Cotton has taken its cues recently from both internal and external influences, particularly the re-strengthening of the dollar and the outlook for cotton fundamentals in the new marketing year. Naturally, many markets around the world are hanging on the latest developments emanating from the European debt crisis. The difficulties impacting Greece threaten to drag other euro-bloc members into the morass, weighing on investor and consumer confidence and lowering the value of the area’s currency. As a result, the euro fell to its lowest level in more than four years, helping push its American cousin higher. At 86.231, the U.S. Dollar Index rose to its highest level in a year, crimping prices for a number of dollar-denominated commodities traded globally. Oil prices retreated to a fourteen-week low of $71.61 per barrel, while the Reuters/CRB Index collapsed to 258.55, matching its lowest level in seven months. By comparison, cotton managed to fare relatively well in this environment against a broad mix of commodities.

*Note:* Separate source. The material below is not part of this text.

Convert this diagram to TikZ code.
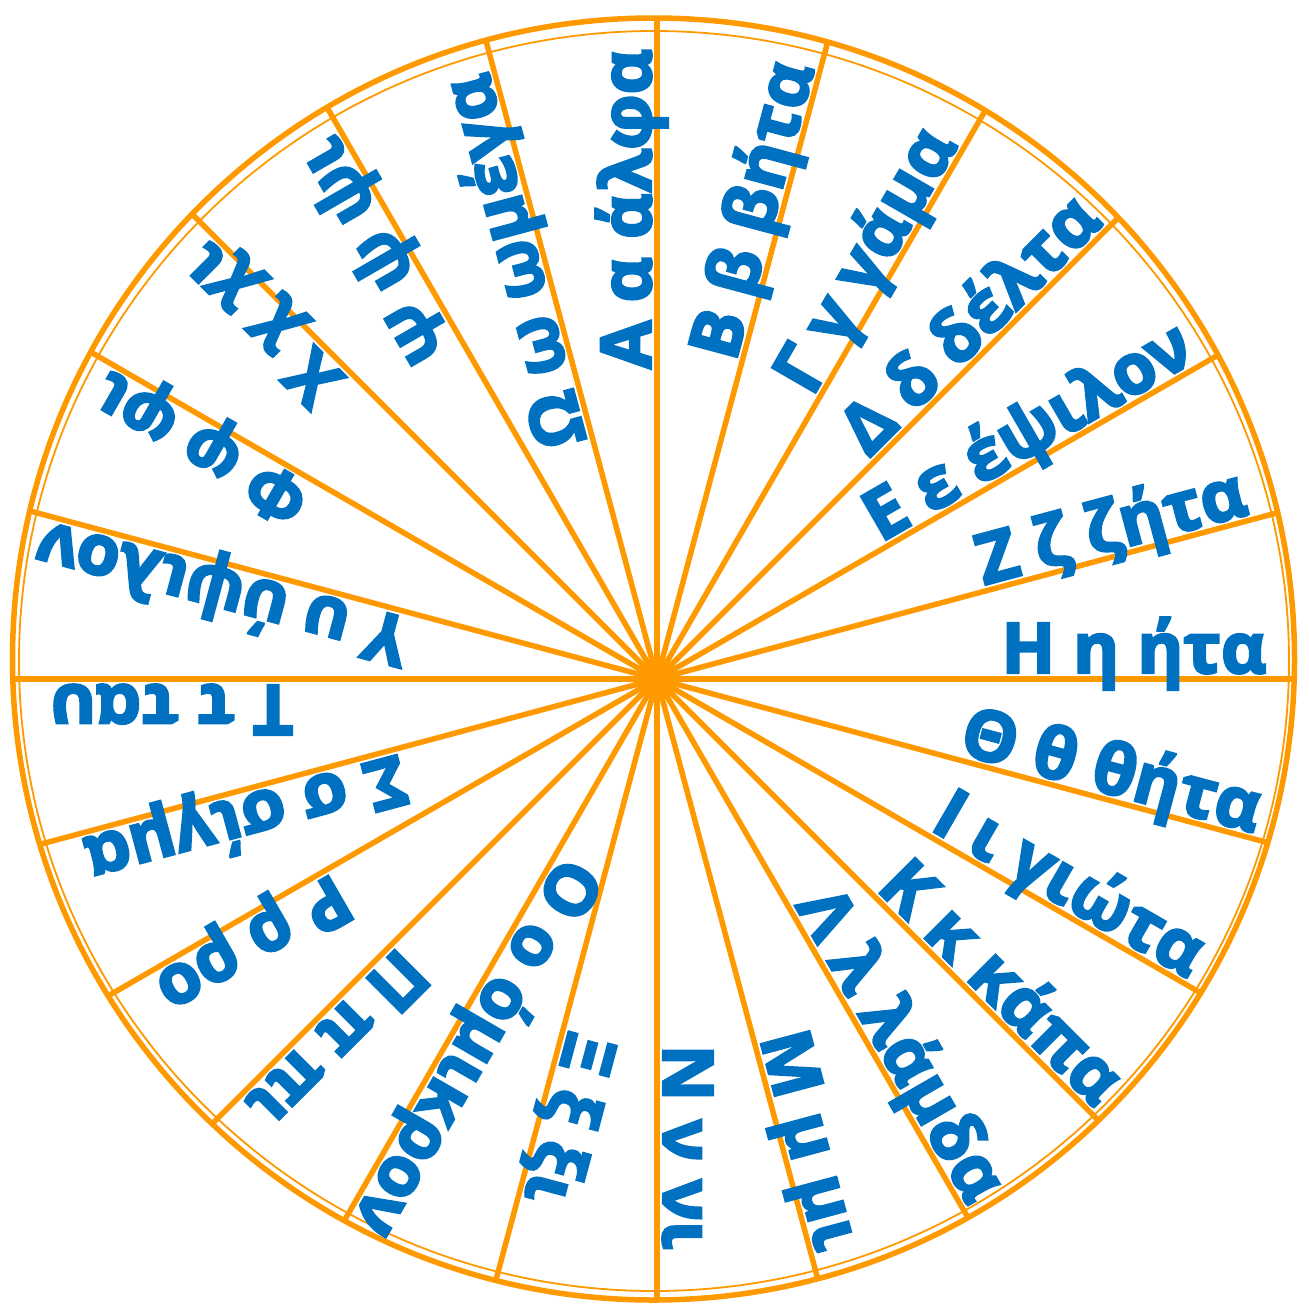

A reason behind this relatively better performance from cotton may be due to the latest USDA WASDE report, which provides a first peek into projected market fundamentals for the new marketing year. The USDA looks for global cotton production to rebound an impressive 10.7% in 2010/11, but still trail the volume of global cotton mill demand for the fifth straight year. World cotton use is likely to expand to more than 119 million bales, the third-highest volume on record. As a result, the USDA anticipates global ending stocks will decline even further in 2010/11, tightening the world stocks-to-use ratio to the lowest level since 1994/95, a year when prices soared to more than a dollar per pound. While these tighter fundamentals are not enough evidence to conclude prices will climb even further in the coming marketing year, they do strongly imply that the market is unlikely to see prices settle closer to their ten-year average of just 55 cents per pound. While our short-term bias may be lower, tightness in cotton and yarn markets is acute in many markets around the world, supporting our long-term bullish slant that cotton prices are unlikely to retreat dramatically in coming months.